# Start of Input
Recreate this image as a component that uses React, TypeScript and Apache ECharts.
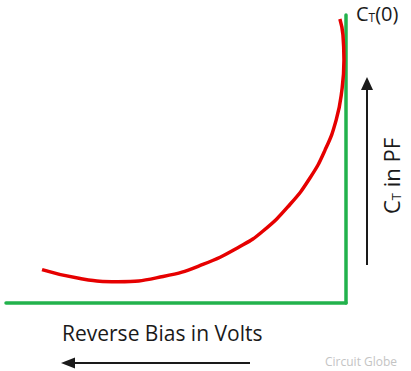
import React, { useEffect, useRef } from "react";
import * as echarts from "echarts";

// Reverse bias (V) and transition capacitance (pF, arbitrary units) along the curve
const reverseBias = [8.94, 7.82, 6.71, 5.38, 4.21, 3.12, 2.44, 1.65, 1.06, 0.62, 0.29, 0.12, 0.06, 0.09, 0.18];
const capacitance = [1.16, 0.85, 0.74, 0.92, 1.34, 1.96, 2.5, 3.42, 4.34, 5.3, 6.35, 7.4, 8.44, 9.31, 9.86];

const biasRange = [0, 10];
const capRange = [0, 10];

const GREEN = "#22b24c";
const RED = "#e60000";
const INK = "#1a1a1a";
const FONT = "'Open Sans', Lato, sans-serif";

export default function App() {
  const ref = useRef<HTMLDivElement>(null);

  useEffect(() => {
    if (!ref.current) return;
    const chart = echarts.init(ref.current, null, { renderer: "svg" });
    const points = reverseBias.map((v, i) => [v, capacitance[i]]);

    chart.setOption({
      animation: false,
      backgroundColor: "#ffffff",
      grid: { left: 6, right: 65, top: 15, bottom: 68 },
      xAxis: {
        type: "value",
        inverse: true,
        min: biasRange[0],
        max: biasRange[1],
        axisLine: { show: true, onZero: false, lineStyle: { color: GREEN, width: 3.5 } },
        axisTick: { show: false },
        axisLabel: { show: false },
        splitLine: { show: false },
      },
      yAxis: {
        type: "value",
        position: "right",
        min: capRange[0],
        max: capRange[1],
        axisLine: { show: true, onZero: false, lineStyle: { color: GREEN, width: 3.5 } },
        axisTick: { show: false },
        axisLabel: { show: false },
        splitLine: { show: false },
      },
      series: [
        {
          type: "line",
          data: points,
          smooth: 0.5,
          showSymbol: false,
          lineStyle: { color: RED, width: 3.5, cap: "butt" },
          z: 3,
        },
      ],
      graphic: [
        {
          type: "text",
          x: 356,
          y: 13,
          style: {
            text: "{a|C}{b|T}{a|(0)}",
            textVerticalAlign: "middle",
            rich: {
              a: { fontSize: 20, fontFamily: FONT, fill: INK },
              b: { fontSize: 12, fontFamily: FONT, fill: INK, padding: [9, 0, 0, 0] },
            },
          },
        },
        {
          type: "text",
          x: 391,
          y: 176,
          rotation: Math.PI / 2,
          style: {
            text: "{a|C}{b|T}{a| in PF}",
            textAlign: "center",
            textVerticalAlign: "middle",
            rich: {
              a: { fontSize: 22, fontFamily: FONT, fill: INK },
              b: { fontSize: 13, fontFamily: FONT, fill: INK, padding: [10, 0, 0, 0] },
            },
          },
        },
        // vertical arrow (capacitance grows upward)
        {
          type: "line",
          shape: { x1: 367, y1: 265, x2: 367, y2: 88 },
          style: { stroke: INK, lineWidth: 2 },
        },
        {
          type: "polygon",
          shape: { points: [[367, 77], [361, 90], [373, 90]] },
          style: { fill: INK },
        },
        {
          type: "text",
          x: 62,
          y: 333,
          style: {
            text: "Reverse Bias in Volts",
            fontSize: 21,
            fontFamily: FONT,
            fill: INK,
            textVerticalAlign: "middle",
          },
        },
        // horizontal arrow (reverse bias grows leftward)
        {
          type: "line",
          shape: { x1: 250, y1: 363, x2: 72, y2: 363 },
          style: { stroke: INK, lineWidth: 2 },
        },
        {
          type: "polygon",
          shape: { points: [[61, 363], [75, 357.5], [75, 368.5]] },
          style: { fill: INK },
        },
        {
          type: "text",
          x: 325,
          y: 361,
          style: {
            text: "Circuit Globe",
            fontSize: 12,
            fontFamily: FONT,
            fill: "#c4c4c4",
            textVerticalAlign: "middle",
          },
        },
      ],
    });

    return () => chart.dispose();
  }, []);

  return (
    <div
      ref={ref}
      style={{ position: "fixed", left: 0, top: 0, width: 411, height: 371 }}
    />
  );
}
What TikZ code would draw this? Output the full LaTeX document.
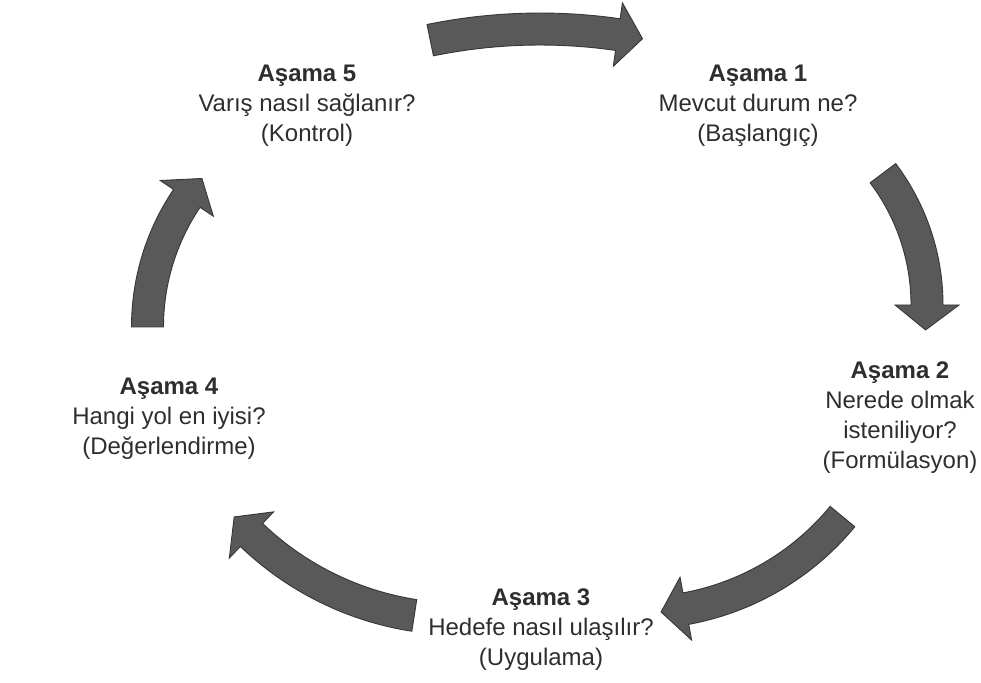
\documentclass[tikz,border=0pt]{standalone}
\usepackage{fontspec}
\setmainfont{Liberation Sans}
\usetikzlibrary{calc}
\definecolor{arrowgray}{HTML}{595959}
\definecolor{arrowedge}{HTML}{363636}
\definecolor{stagetext}{HTML}{2E2E2E}
\tikzset{
	blockarrow/.style={fill=arrowgray, draw=arrowedge, line width=0.9pt, line join=miter},
	stage/.style={align=center, inner sep=0pt, text=stagetext, font=\fontsize{24}{30}\selectfont}
}
% block arrow on a circle: centre, radius, start angle, end angle (clockwise)
\newcommand{\cyclearrow}[4]{%
	\pgfmathsetmacro{\tipang}{#4-25/#2*180/pi}
	\draw[blockarrow] ($(#1)+(#3:#2+16)$) arc[start angle=#3, end angle=#4, radius=#2+16]
		-- ($(#1)+(#4:#2+32)$) -- ($(#1)+(\tipang:#2)$) -- ($(#1)+(#4:#2-32)$)
		-- ($(#1)+(#4:#2-16)$) arc[start angle=#4, end angle=#3, radius=#2-16] -- cycle;
}

\begin{document}
\begin{tikzpicture}[x=1pt, y=1pt]
	\useasboundingbox (0,0) rectangle (981,682);

	\node[stage] (s1) at (758,576.5) {\textbf{Aşama 1}\\Mevcut durum ne?\\(Başlangıç)};
	\node[stage] (s2) at (900,264) {\textbf{Aşama 2}\\Nerede olmak\\isteniliyor?\\(Formülasyon)};
	\node[stage] (s3) at (541,52.5) {\textbf{Aşama 3}\\Hedefe nasıl ulaşılır?\\(Uygulama)};
	\node[stage] (s4) at (169,263.5) {\textbf{Aşama 4}\\Hangi yol en iyisi?\\(Değerlendirme)};
	\node[stage] (s5) at (307,576.5) {\textbf{Aşama 5}\\Varış nasıl sağlanır?\\(Kontrol)};

	\coordinate (c51) at (540,107);
	\coordinate (c12) at (708,377);
	\coordinate (c23) at (638,334);
	\coordinate (c34) at (460.5,365);
	\coordinate (c45) at (377.5,355);

	\cyclearrow{c51}{546}{101.6}{81.8}
	\cyclearrow{c12}{219}{37}{0}
	\cyclearrow{c23}{265}{-39.5}{-79.6}
	\cyclearrow{c34}{302}{261.2}{226.2}
	\cyclearrow{c45}{230}{180}{146}
\end{tikzpicture}
\end{document}
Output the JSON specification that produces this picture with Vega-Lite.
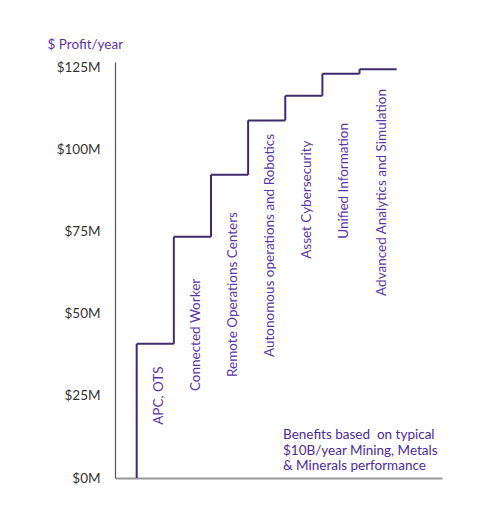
{
  "$schema": "https://vega.github.io/schema/vega-lite/v6.json",
  "autosize": {"type": "none"},
  "width": 327,
  "height": 416,
  "padding": {"left": 115, "top": 62, "right": 54, "bottom": 34},
  "background": "white",
  "config": {
    "view": {"stroke": null},
    "font": "Lato",
    "axis": {"grid": false, "ticks": false}
  },
  "data": {
    "values": [
      {"step": 1, "next": 2, "name": "APC, OTS", "from": 0, "profit": 40.9, "label_at": 16.2},
      {"step": 2, "next": 3, "name": "Connected Worker", "from": 40.9, "profit": 73.5, "label_at": 26.5},
      {"step": 3, "next": 4, "name": "Remote Operations Centers", "from": 73.5, "profit": 92.4, "label_at": 30.8},
      {"step": 4, "next": 5, "name": "Autonomous operations and Robotics", "from": 92.4, "profit": 109.0, "label_at": 36.9},
      {"step": 5, "next": 6, "name": "Asset Cybersecurity", "from": 109.0, "profit": 116.5, "label_at": 66.8},
      {"step": 6, "next": 7, "name": "Unified Information", "from": 116.5, "profit": 123.2, "label_at": 72.9},
      {"step": 7, "next": 8, "name": "Advanced Analytics and Simulation", "from": 123.2, "profit": 124.6, "label_at": 55.5}
    ]
  },
  "layer": [
    {
      "mark": {"type": "rule", "color": "#3f2a6e", "strokeWidth": 2},
      "encoding": {
        "x": {
          "field": "step",
          "type": "quantitative",
          "scale": {"domain": [0.416, 9.22], "nice": false, "zero": false},
          "axis": {"labels": false, "title": null, "domainColor": "#9a9a9a", "domainWidth": 2}
        },
        "y": {
          "field": "from",
          "type": "quantitative",
          "scale": {"domain": [0, 126.8], "nice": false},
          "axis": {
            "values": [0, 25, 50, 75, 100, 125],
            "labelExpr": "'$' + datum.value + 'M'",
            "labelFontSize": 13.5,
            "labelColor": "#333333",
            "labelPadding": 15,
            "domainColor": "#555555",
            "domainWidth": 1.2,
            "title": "$ Profit/year",
            "titleAngle": 0,
            "titleAlign": "left",
            "titleBaseline": "middle",
            "titleX": -68,
            "titleY": -18,
            "titleColor": "#5c34a8",
            "titleFontSize": 13.5,
            "titleFontWeight": "normal"
          }
        },
        "y2": {"field": "profit"}
      }
    },
    {
      "mark": {"type": "rule", "color": "#3f2a6e", "strokeWidth": 2},
      "encoding": {
        "x": {"field": "step", "type": "quantitative"},
        "x2": {"field": "next"},
        "y": {"field": "profit", "type": "quantitative"}
      }
    },
    {
      "mark": {
        "type": "text",
        "angle": 270,
        "align": "left",
        "baseline": "middle",
        "dy": 22,
        "color": "#5c34a8",
        "fontSize": 13.5
      },
      "encoding": {
        "x": {"field": "step", "type": "quantitative"},
        "y": {"field": "label_at", "type": "quantitative"},
        "text": {"field": "name"}
      }
    },
    {
      "data": {
        "values": [
          {"x": 4.94, "y": 13.1, "note": ["Benefits based\u00a0 on typical", "$10B/year Mining, Metals", "& Minerals performance"]}
        ]
      },
      "mark": {
        "type": "text",
        "align": "left",
        "baseline": "middle",
        "color": "#4b2a9e",
        "fontSize": 13.5,
        "lineHeight": 15.5
      },
      "encoding": {
        "x": {"field": "x", "type": "quantitative"},
        "y": {"field": "y", "type": "quantitative"},
        "text": {"field": "note"}
      }
    }
  ]
}
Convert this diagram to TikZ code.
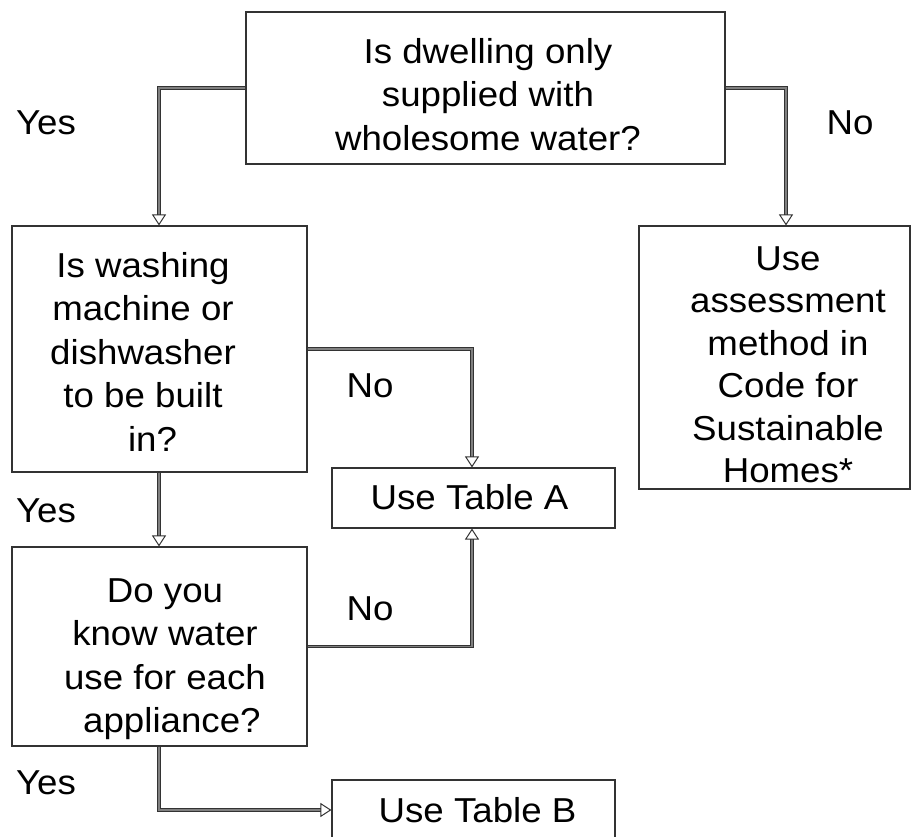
\documentclass[tikz,border=0pt]{standalone}
\usepackage{fontspec}
\setmainfont{Liberation Sans}[FakeStretch=1.06]
\usetikzlibrary{arrows.meta}
\begin{document}
\begin{tikzpicture}[x=1pt,y=-1pt,
  box/.style={draw=black!80, line width=1.1pt, inner sep=0pt},
  txt/.style={inner sep=0pt, align=center, anchor=north, font=\fontsize{34.6}{43.5}\selectfont},
  lbl/.style={inner sep=0pt, anchor=base, font=\fontsize{34.6}{43.5}\selectfont},
  conn/.style={draw=black!80, line width=1.1pt, double=black!50, double distance=1.1pt,
    -{Triangle[open, length=11pt, width=14pt, line width=1pt]}}]
\useasboundingbox (0,0) rectangle (922,837);
% boxes
\node[box, minimum width=479pt, minimum height=152pt] (top) at (485.5,88) {};
\node[box, minimum width=295pt, minimum height=246pt] (wash) at (159.5,349) {};
\node[box, minimum width=271pt, minimum height=263pt] (code) at (774.5,357.5) {};
\node[box, minimum width=283pt, minimum height=60pt] (ta) at (473.5,498) {};
\node[box, minimum width=295pt, minimum height=199pt] (know) at (159.5,646.5) {};
\node[box, minimum width=283pt, minimum height=60pt] (tb) at (473.5,810) {};
% texts (north = first baseline - 0.7*baselineskip)
\node[txt] (ttop) at (488,32.55) {\strut Is dwelling only\\supplied with\\wholesome water?};
\node[txt] (twash) at (143,246.55) {\strut Is washing\\machine or\\dishwasher\\to be built\\\hspace*{0.55em}in?};
\node[txt, font=\fontsize{34.6}{42.5}\selectfont] (tcode) at (788,240.25) {\strut Use\\assessment\\method in\\Code for\\Sustainable\\Homes*};
\node[txt] (tknow) at (165,571.55) {\strut Do you\\know water\\use for each\\\hspace*{0.4em}appliance?};
\node[lbl] (tta) at (469.5,509) {Use Table A};
\node[lbl] (ttb) at (477.5,822) {Use Table B};
% labels
\node[lbl] (y1) at (46,135) {Yes};
\node[lbl] (n1) at (850,135) {No};
\node[lbl] (n2) at (370,397) {No};
\node[lbl] (y2) at (46,522) {Yes};
\node[lbl] (n3) at (370,620) {No};
\node[lbl] (y3) at (46,794) {Yes};
% connectors
\coordinate (c1) at (159,88);
\coordinate (c2) at (786,88);
\coordinate (c3) at (472,349);
\coordinate (c5) at (472,646.5);
\coordinate (c6) at (159,810);
\draw[conn] (top.west) -- (c1) -- (c1 |- wash.north);
\draw[conn] (top.east) -- (c2) -- (c2 |- code.north);
\draw[conn] (wash.east) -- (c3) -- (c3 |- ta.north);
\draw[conn] (wash.south -| c1) -- (c1 |- know.north);
\draw[conn] (know.east) -- (c5) -- (c5 |- ta.south);
\draw[conn] (know.south -| c1) -- (c6) -- (tb.west);
\end{tikzpicture}
\end{document}
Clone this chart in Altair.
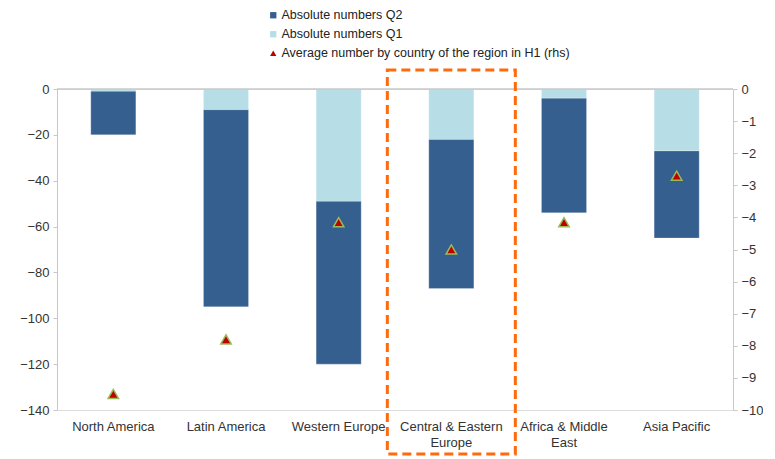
# End of Input
What to produce
Pick out the lines that contain "React" and copy them.

Task answer
Recreate this image as a component that uses React, TypeScript and Apache ECharts.
import React, { useEffect, useRef } from "react";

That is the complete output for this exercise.